[Prompt]: Copy the data below exactly, omitting any picture it contains.

## Start

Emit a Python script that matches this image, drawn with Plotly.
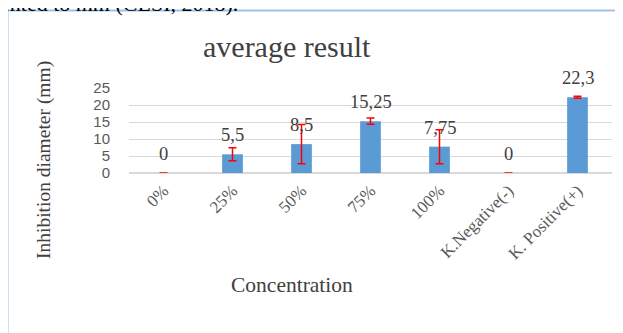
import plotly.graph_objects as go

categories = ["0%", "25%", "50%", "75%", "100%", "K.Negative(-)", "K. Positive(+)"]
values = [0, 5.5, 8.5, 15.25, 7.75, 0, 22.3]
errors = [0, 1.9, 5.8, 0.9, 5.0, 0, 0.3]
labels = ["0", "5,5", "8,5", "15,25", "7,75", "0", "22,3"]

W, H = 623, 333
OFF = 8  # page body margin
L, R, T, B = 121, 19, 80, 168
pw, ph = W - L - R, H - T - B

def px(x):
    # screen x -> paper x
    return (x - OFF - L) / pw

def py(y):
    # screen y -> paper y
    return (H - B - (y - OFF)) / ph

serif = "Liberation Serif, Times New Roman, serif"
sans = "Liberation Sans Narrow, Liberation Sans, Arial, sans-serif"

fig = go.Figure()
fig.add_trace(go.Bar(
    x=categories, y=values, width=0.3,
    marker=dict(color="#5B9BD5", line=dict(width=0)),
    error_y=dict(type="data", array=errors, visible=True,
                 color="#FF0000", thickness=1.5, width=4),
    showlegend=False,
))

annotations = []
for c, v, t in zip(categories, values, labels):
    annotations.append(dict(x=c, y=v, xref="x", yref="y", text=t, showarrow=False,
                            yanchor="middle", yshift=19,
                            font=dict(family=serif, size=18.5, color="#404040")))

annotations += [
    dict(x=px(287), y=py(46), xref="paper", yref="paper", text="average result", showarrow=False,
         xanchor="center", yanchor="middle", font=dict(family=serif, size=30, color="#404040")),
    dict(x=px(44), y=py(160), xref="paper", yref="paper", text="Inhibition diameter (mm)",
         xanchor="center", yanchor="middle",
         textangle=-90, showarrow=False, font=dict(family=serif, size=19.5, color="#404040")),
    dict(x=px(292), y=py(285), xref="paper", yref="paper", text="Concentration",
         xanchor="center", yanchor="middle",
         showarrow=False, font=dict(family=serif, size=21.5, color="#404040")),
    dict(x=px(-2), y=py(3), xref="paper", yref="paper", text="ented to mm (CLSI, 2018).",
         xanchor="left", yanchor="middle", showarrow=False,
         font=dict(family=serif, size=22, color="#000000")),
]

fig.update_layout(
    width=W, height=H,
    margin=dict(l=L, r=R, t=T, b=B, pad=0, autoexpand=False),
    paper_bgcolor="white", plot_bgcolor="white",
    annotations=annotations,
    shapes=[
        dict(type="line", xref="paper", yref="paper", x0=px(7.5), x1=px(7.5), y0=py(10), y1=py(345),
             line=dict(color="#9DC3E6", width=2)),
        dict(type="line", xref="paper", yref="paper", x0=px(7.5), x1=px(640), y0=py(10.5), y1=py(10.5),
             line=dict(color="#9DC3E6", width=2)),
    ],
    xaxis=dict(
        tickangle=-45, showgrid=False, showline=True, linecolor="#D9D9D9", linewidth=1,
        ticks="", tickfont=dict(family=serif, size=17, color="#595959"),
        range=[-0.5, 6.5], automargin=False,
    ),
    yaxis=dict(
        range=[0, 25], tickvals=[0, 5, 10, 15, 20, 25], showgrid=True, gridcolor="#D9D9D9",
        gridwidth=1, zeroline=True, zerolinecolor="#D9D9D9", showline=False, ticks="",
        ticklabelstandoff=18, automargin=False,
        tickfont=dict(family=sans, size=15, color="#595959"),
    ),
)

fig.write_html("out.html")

## End

[The response]:
Emit a Python script that matches this image, drawn with Plotly.
import plotly.graph_objects as go

categories = ["0%", "25%", "50%", "75%", "100%", "K.Negative(-)", "K. Positive(+)"]
values = [0, 5.5, 8.5, 15.25, 7.75, 0, 22.3]
errors = [0, 1.9, 5.8, 0.9, 5.0, 0, 0.3]
labels = ["0", "5,5", "8,5", "15,25", "7,75", "0", "22,3"]

W, H = 623, 333
OFF = 8  # page body margin
L, R, T, B = 121, 19, 80, 168
pw, ph = W - L - R, H - T - B

def px(x):
    # screen x -> paper x
    return (x - OFF - L) / pw

def py(y):
    # screen y -> paper y
    return (H - B - (y - OFF)) / ph

serif = "Liberation Serif, Times New Roman, serif"
sans = "Liberation Sans Narrow, Liberation Sans, Arial, sans-serif"

fig = go.Figure()
fig.add_trace(go.Bar(
    x=categories, y=values, width=0.3,
    marker=dict(color="#5B9BD5", line=dict(width=0)),
    error_y=dict(type="data", array=errors, visible=True,
                 color="#FF0000", thickness=1.5, width=4),
    showlegend=False,
))

annotations = []
for c, v, t in zip(categories, values, labels):
    annotations.append(dict(x=c, y=v, xref="x", yref="y", text=t, showarrow=False,
                            yanchor="middle", yshift=19,
                            font=dict(family=serif, size=18.5, color="#404040")))

annotations += [
    dict(x=px(287), y=py(46), xref="paper", yref="paper", text="average result", showarrow=False,
         xanchor="center", yanchor="middle", font=dict(family=serif, size=30, color="#404040")),
    dict(x=px(44), y=py(160), xref="paper", yref="paper", text="Inhibition diameter (mm)",
         xanchor="center", yanchor="middle",
         textangle=-90, showarrow=False, font=dict(family=serif, size=19.5, color="#404040")),
    dict(x=px(292), y=py(285), xref="paper", yref="paper", text="Concentration",
         xanchor="center", yanchor="middle",
         showarrow=False, font=dict(family=serif, size=21.5, color="#404040")),
    dict(x=px(-2), y=py(3), xref="paper", yref="paper", text="ented to mm (CLSI, 2018).",
         xanchor="left", yanchor="middle", showarrow=False,
         font=dict(family=serif, size=22, color="#000000")),
]

fig.update_layout(
    width=W, height=H,
    margin=dict(l=L, r=R, t=T, b=B, pad=0, autoexpand=False),
    paper_bgcolor="white", plot_bgcolor="white",
    annotations=annotations,
    shapes=[
        dict(type="line", xref="paper", yref="paper", x0=px(7.5), x1=px(7.5), y0=py(10), y1=py(345),
             line=dict(color="#9DC3E6", width=2)),
        dict(type="line", xref="paper", yref="paper", x0=px(7.5), x1=px(640), y0=py(10.5), y1=py(10.5),
             line=dict(color="#9DC3E6", width=2)),
    ],
    xaxis=dict(
        tickangle=-45, showgrid=False, showline=True, linecolor="#D9D9D9", linewidth=1,
        ticks="", tickfont=dict(family=serif, size=17, color="#595959"),
        range=[-0.5, 6.5], automargin=False,
    ),
    yaxis=dict(
        range=[0, 25], tickvals=[0, 5, 10, 15, 20, 25], showgrid=True, gridcolor="#D9D9D9",
        gridwidth=1, zeroline=True, zerolinecolor="#D9D9D9", showline=False, ticks="",
        ticklabelstandoff=18, automargin=False,
        tickfont=dict(family=sans, size=15, color="#595959"),
    ),
)

fig.write_html("out.html")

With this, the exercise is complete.